Cuestión distinta es la libertad y el derecho que toda persona tiene para realizarse, si quiere (y puede, que eso dependerá del precio), la prueba del coronavirus. Pero el salto cualitativo sería exigir el porte de una especie de 'salvoconducto' para ser dispensado del confinamiento, en nombre del interés superior en determinar quién contrajo el coronavirus y, se supone, que ya está inmunizado. He oído a médicos decir que eso no impide que se vuelva a contagiar, como el que coge la gripe cada otoño, y que, en el estado actual de conocimiento de la enfermedad, no se sabe si el virus puede estar inactivo sin haber desaparecido. No es este el momento para extenderme en ese futurible, pero creo que la excepcionalidad de la limitación del derecho fundamental a la libre circulación puede llevar a exhortar a la población a la realización de pruebas rápidas y gratuitas, pero siempre con una regla de oro: en caso de duda, es preferente la libertad.

* Gonzalo Quintero Olivares es catedrático de Derecho Penal y abogado.
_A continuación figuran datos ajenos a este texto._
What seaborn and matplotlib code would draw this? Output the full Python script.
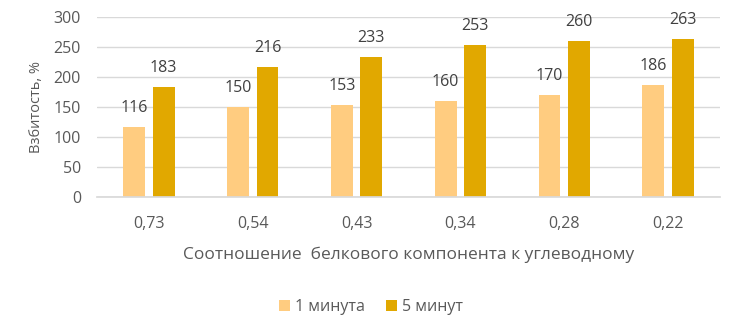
import matplotlib
matplotlib.use("Agg")
import matplotlib.pyplot as plt
import seaborn as sns
import pandas as pd

categories = ["0,73", "0,54", "0,43", "0,34", "0,28", "0,22"]
series_names = ["1 минута", "5 минут"]
values_1min = [116, 150, 153, 160, 170, 186]
values_5min = [183, 216, 233, 253, 260, 263]
colors = ["#FFCC80", "#E1A800"]

df = pd.DataFrame({
    "cat": categories * 2,
    "series": [series_names[0]] * len(categories) + [series_names[1]] * len(categories),
    "val": values_1min + values_5min,
})

sns.set_theme(style="white")
plt.rcParams["font.family"] = ["Open Sans", "DejaVu Sans"]
text_color = "#595959"

fig = plt.figure(figsize=(7.4, 3.35), dpi=100)
ax = fig.add_axes([0.131, 0.412, 0.842, 0.537])

sns.barplot(data=df, x="cat", y="val", hue="series", palette=colors,
            order=categories, hue_order=series_names,
            width=0.57, gap=0.26, ax=ax, legend=True, saturation=1,
            linewidth=0, edgecolor="none")

for cont in ax.containers:
    ax.bar_label(cont, fmt="%d", padding=8, fontsize=11.5, color="#404040")

ax.set_ylim(0, 300)
ax.set_yticks(range(0, 301, 50))
ax.yaxis.grid(True, color="#D9D9D9", linewidth=1)
ax.set_axisbelow(True)
for s in ["top", "right", "left"]:
    ax.spines[s].set_visible(False)
ax.spines["bottom"].set_color("#D9D9D9")
ax.tick_params(axis="both", length=0, labelsize=11.5, labelcolor=text_color)
ax.tick_params(axis="x", pad=13.5)
ax.tick_params(axis="y", pad=11.5)
ax.set_xlabel("Соотношение  белкового компонента к углеводному", fontsize=12.5,
              color=text_color, labelpad=11)
ax.set_ylabel("Взбитость, %", fontsize=10.5, color=text_color, labelpad=7)

handles, labels = ax.get_legend_handles_labels()
ax.get_legend().remove()
fig.legend(handles, labels, loc="center", bbox_to_anchor=(0.501, 0.084), ncol=2,
           frameon=False, fontsize=11.5, labelcolor=text_color,
           handlelength=0.7, handleheight=0.7, handletextpad=0.3, columnspacing=1.3)

fig.savefig("out.png", dpi=100)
En cualquier momento pueden desatarse efectos 'colaterales' de la pandemia, y, entre ellos, además de la catástrofe económica, no es el menor la histeria ante el riesgo de contagio que ya ha dado frutos miserables, como insultar a quien pasea con el hijo autista o los vecinos que envían anónimos a médicos o sanitarios conminándoles a que abandonen su hogar por el bien común porque su proximidad no es permisible. Ese tipo de acciones pueden llegar a integrar un delito de incitación a la discriminación, previsto en el art. 510 del Código penal. Que no se investigue y acuse es otro triste cantar.